Dans nos cellules, ces perturbateurs sont les ROS : les reactive oxygen species ou espèces activées de l’oxygène. Pour faire simple, il s’agit du produit d’une réaction, la réaction de Fenton, entre le fer et un composé chimique contenant de l’oxygène, le peroxyde d’hydrogène.
Ces espèces activées de l’oxygène peuvent interagir avec plusieurs composantes des cellules, dont l’ADN — et lui provoquer des dommages. Cependant, produire des ROS est un phénomène naturel et il est mis à profit par la cellule pour différentes fonctions. Par ailleurs, la cellule a aussi plusieurs moyens de se protéger contre ceux-ci. Habituellement, donc, les ROS sont maitrisés et ne posent pas de soucis.
Le CO2, un agent d’apaisement insoupçonné
C’est lorsque qu’elles sont produites en excès que les ROS sont problématiques. Le système de réparation de l’ADN est dépassé et ne réussit plus à prendre en charge toutes les restaurations nécessaires. Cela conduit à l’accumulation des dommages dans la cellule et contribue à l’apparition de maladies et au vieillissement de nos cellules. Ce phénomène d’excès de ROS s’appelle le « stress oxydant » et se produit quand l’organisme fait face à une inflammation ou une maladie.
Une étude a été publiée ce 26 novembre 2024 dans le journal PNAS sur ce sujet. Numerama a pu consulter l’étude dans sa version prépubliée (avant qu’elle soit relue par un comité de scientifiques). Dans cette étude, la professeure Cynthia Burrows et son équipe de chimistes à l’université de l’Utah ont mis en avant que le dioxyde de carbone (CO₂) et sa forme hydratée, le bicarbonate, pourrait transformer la fameuse réaction de Fenton.
« Il s’avère que le bicarbonate est un tampon majeur à l’intérieur de vos cellules. Le bicarbonate se lie au fer et modifie complètement la réaction de Fenton. On ne produit pas ces radicaux extrêmement réactifs que tout le monde étudie depuis des décennies », déclare Burrows dans un communiqué de l’Université de l’Utah. Le produit de cette réaction ne cible alors qu’une infime partie de l’ADN, un nucléotide appelé la guanine (G), et l’impact sur la cellule est donc beaucoup moins important. « C’est comme lancer une fléchette dans le mille, où G est le centre de la cible. »

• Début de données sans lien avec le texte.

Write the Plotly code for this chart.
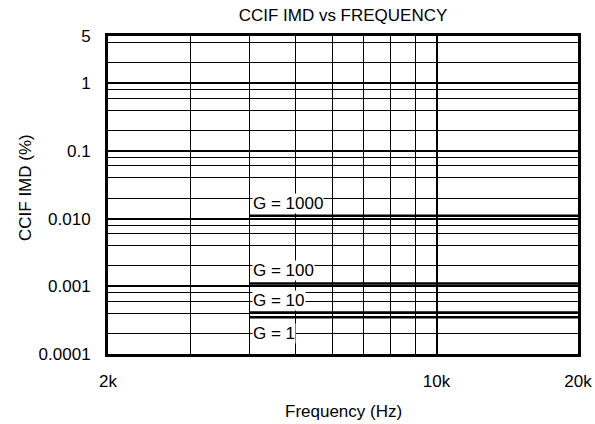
import plotly.graph_objects as go
import math

# ---- data ----
frequency_hz = [4000, 20000]
gain_labels = ["G = 1000", "G = 100", "G = 10", "G = 1"]
imd_percent = [0.011, 0.0011, 0.00041, 0.00035]

x_tick_vals = [2000, 10000, 20000]
x_tick_text = ["2k", "10k", "20k"]
x_minor_vals = [3000, 4000, 5000, 6000, 7000, 8000, 9000]

y_tick_vals = [0.0001, 0.001, 0.01, 0.1, 1, 5]
y_tick_text = ["0.0001", "0.001", "0.010", "0.1", "1", "5"]
y_minor_vals = [m * 10 ** d for d in range(-4, 0) for m in (2, 4, 6, 8)] + [2, 4]

# label anchor values (where the text sits)
label_y = [0.0168, 0.0017, 0.000615, 0.000203]

FONT = "Liberation Sans, Arial, sans-serif"
FS = 17

fig = go.Figure()
for name, v in zip(gain_labels, imd_percent):
    fig.add_trace(go.Scatter(
        x=frequency_hz, y=[v, v], mode="lines", name=name,
        line=dict(color="black", width=2.5), showlegend=False, hoverinfo="skip"))

annotations = []
for name, ly in zip(gain_labels, label_y):
    annotations.append(dict(
        x=math.log10(frequency_hz[0]), y=math.log10(ly), xref="x", yref="y",
        text=name, showarrow=False, xanchor="left", yanchor="middle",
        bgcolor="white", borderpad=0, xshift=3,
        font=dict(family=FONT, size=FS, color="black")))

annotations.append(dict(
    x=0.5, y=0, xref="paper", yref="paper", text="Frequency (Hz)", showarrow=False,
    xanchor="center", yanchor="middle", yshift=-57,
    font=dict(family=FONT, size=FS, color="black")))
annotations.append(dict(
    x=0, y=0.5, xref="paper", yref="paper", text="CCIF IMD (%)", showarrow=False,
    xanchor="center", yanchor="middle", xshift=-83, yshift=7, textangle=-90,
    font=dict(family=FONT, size=FS, color="black")))

fig.update_layout(
    width=595, height=424,
    margin=dict(l=108, r=17, t=36, b=70, autoexpand=False),
    paper_bgcolor="white", plot_bgcolor="white",
    font=dict(family=FONT, size=FS, color="black"),
    title=dict(text="CCIF IMD vs FREQUENCY", x=343 / 595, xanchor="center",
               y=1 - 15 / 424, yanchor="middle", yref="container", automargin=False,
               font=dict(family=FONT, size=FS, color="black")),
    annotations=annotations,
)

fig.update_xaxes(
    type="log", range=[math.log10(2000), math.log10(20000)],
    tickvals=x_tick_vals, ticktext=x_tick_text, ticks="",
    showgrid=True, gridcolor="black", gridwidth=2,
    minor=dict(tickvals=x_minor_vals, showgrid=True, gridcolor="black", gridwidth=1, ticks=""),
    showline=True, linecolor="black", linewidth=3, mirror=True,
    ticklabelstandoff=10, zeroline=False, automargin=False,
)
fig.update_yaxes(
    type="log", range=[-4, math.log10(5)],
    tickvals=y_tick_vals, ticktext=y_tick_text, ticks="",
    showgrid=True, gridcolor="black", gridwidth=2,
    minor=dict(tickvals=y_minor_vals, showgrid=True, gridcolor="black", gridwidth=1, ticks=""),
    showline=True, linecolor="black", linewidth=3, mirror=True,
    ticklabelstandoff=11, zeroline=False, automargin=False,
)

fig.write_html(
    "out.html",
    config={"displayModeBar": False},
    post_script="document.body.style.margin='0px';document.body.style.overflow='hidden';",
)
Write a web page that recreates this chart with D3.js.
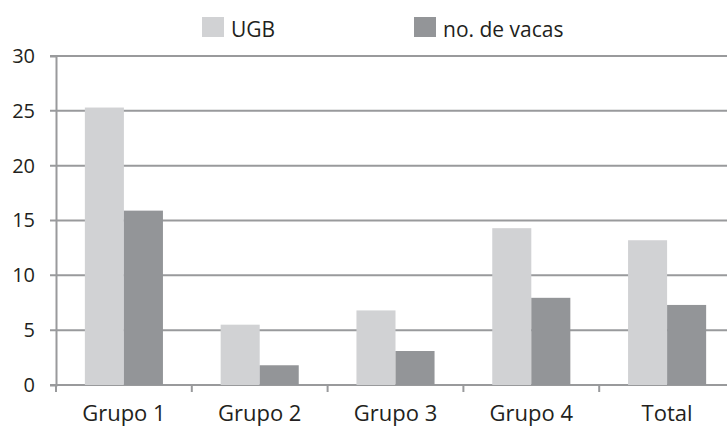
<!DOCTYPE html>
<html>
<head>
    <meta charset="utf-8">
    <title>UGB e vacas</title>
    <script src="https://d3js.org/d3.v7.min.js"></script>
    <style>
        body { margin: 0; background: #fff; }
        text { font-family: "Open Sans", sans-serif; fill: #231f20; }
    </style>
</head>
<body>
<div id="chart"></div>
<script type="text/javascript">
    // dados
    let categorias = ["Grupo 1", "Grupo 2", "Grupo 3", "Grupo 4", "Total"];
    let series = ["UGB", "no. de vacas"];
    let ugb = [25.3, 5.5, 6.8, 14.3, 13.2];
    let vacas = [15.9, 1.8, 3.1, 7.95, 7.3];
    let yTicks = [0, 5, 10, 15, 20, 25, 30];
    let cores = ["#d1d2d4", "#939598"];

    let W = 727, H = 427;
    let margin = {top: 56, right: -8, bottom: 42, left: 56};
    let w = W - margin.left - margin.right;
    let h = H - margin.top - margin.bottom;

    let svg = d3.select("#chart")
        .append("svg")
            .attr("width", W)
            .attr("height", H);

    let g = svg.append("g")
        .attr("transform", "translate(" + margin.left + "," + margin.top + ")");

    let x0 = d3.scaleBand()
        .domain(categorias)
        .range([0, w])
        .paddingInner(0.425)
        .paddingOuter(0.2125);

    let x1 = d3.scaleBand()
        .domain(series)
        .range([0, x0.bandwidth()]);

    let y = d3.scaleLinear()
        .domain([0, 30])
        .range([h, 0]);

    // grade horizontal
    g.selectAll(".grid")
        .data(yTicks)
        .enter()
        .append("line")
        .attr("class", "grid")
        .attr("x1", -6)
        .attr("x2", W - margin.left)
        .attr("y1", d => y(d))
        .attr("y2", d => y(d))
        .attr("stroke", "#999a9c")
        .attr("stroke-width", 2);

    // barras
    let dados = categorias.map((c, i) => ({cat: c, valores: [ugb[i], vacas[i]]}));

    let grupos = g.selectAll(".grupo")
        .data(dados)
        .enter()
        .append("g")
        .attr("transform", d => "translate(" + x0(d.cat) + ",0)");

    grupos.selectAll("rect")
        .data(d => d.valores.map((v, j) => ({serie: series[j], v: v, cor: cores[j]})))
        .enter()
        .append("rect")
        .attr("x", d => x1(d.serie))
        .attr("width", x1.bandwidth())
        .attr("y", d => y(d.v))
        .attr("height", d => h - y(d.v))
        .attr("fill", d => d.cor);

    // eixo y
    let yAxis = d3.axisLeft(y)
        .tickValues(yTicks)
        .tickSize(6)
        .tickPadding(15);

    let gy = g.append("g").call(yAxis);
    gy.select(".domain").attr("stroke", "#999a9c").attr("stroke-width", 2);
    gy.selectAll(".tick line").remove();
    gy.selectAll("text")
        .style("font-size", "20px")
        .style("font-family", "Open Sans, sans-serif")
        .attr("fill", "#231f20");

    // eixo x
    let xTicks = categorias.map(c => x0(c) - x0.step() * x0.paddingInner() / 2);
    g.selectAll(".xtick")
        .data(xTicks.concat([x0(categorias[4]) + x0.bandwidth() + x0.step() * x0.paddingInner() / 2]))
        .enter()
        .append("line")
        .attr("x1", d => d)
        .attr("x2", d => d)
        .attr("y1", h)
        .attr("y2", h + 7)
        .attr("stroke", "#999a9c")
        .attr("stroke-width", 2);

    g.selectAll(".xlabel")
        .data(categorias)
        .enter()
        .append("text")
        .attr("x", d => x0(d) + x0.bandwidth() / 2)
        .attr("y", h + 36)
        .attr("text-anchor", "middle")
        .style("font-size", "22px")
        .text(d => d);

    // legenda
    let legX = [202, 414];
    let leg = svg.selectAll(".leg")
        .data(series)
        .enter()
        .append("g")
        .attr("transform", (d, i) => "translate(" + legX[i] + ",17)");

    leg.append("rect")
        .attr("width", 22)
        .attr("height", 20)
        .attr("fill", (d, i) => cores[i]);

    leg.append("text")
        .attr("x", 29)
        .attr("y", 20)
        .style("font-size", "21px")
        .text(d => d);
</script>
</body>
</html>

Burrows déclare dans ce même communiqué que l’ajout du bicarbonate lors d’expériences concernant l’oxydation de l’ADN est important, pour assurer des résultats fiables : « Ces études suggèrent que pour obtenir une image précise des dommages à l’ADN qui se produisent lors de processus cellulaires normaux comme le métabolisme, les chercheurs doivent veiller à imiter les conditions appropriées de la cellule et à ajouter du bicarbonate, c’est-à-dire de la levure chimique ! »
L’étude des lésions cellulaires remise en question
Ces résultats remettent en questions la manière dont les lésions cellulaires ont été étudiées jusqu’à présent, et pourrait changer notre compréhension du fonctionnement et de l’implication du stress oxydatif. En effet, jusqu’à maintenant, les cellules étaient cultivées dans des incubateurs à 37° C et avec 5 % de dioxyde de carbone. C’est un taux de CO₂ élevé qui correspond à l’environnement normal des cellules. Or, une fois retiré de l’incubateur, le CO₂ se perd, et donc ne peut plus agir comme protecteur. « C’est comme ouvrir une canette de bière. Vous libérez du CO₂ lorsque vous sortez vos cellules de l’incubateur. »
Burrows voudrait étendre les implications de ces résultats à d’autres domaines. Elle cherche, par exemple, à obtenir des financements de la Nasa pour étudier l’effet du CO2 sur le corps humain dans un espace restreint, comme un vaisseau spatial.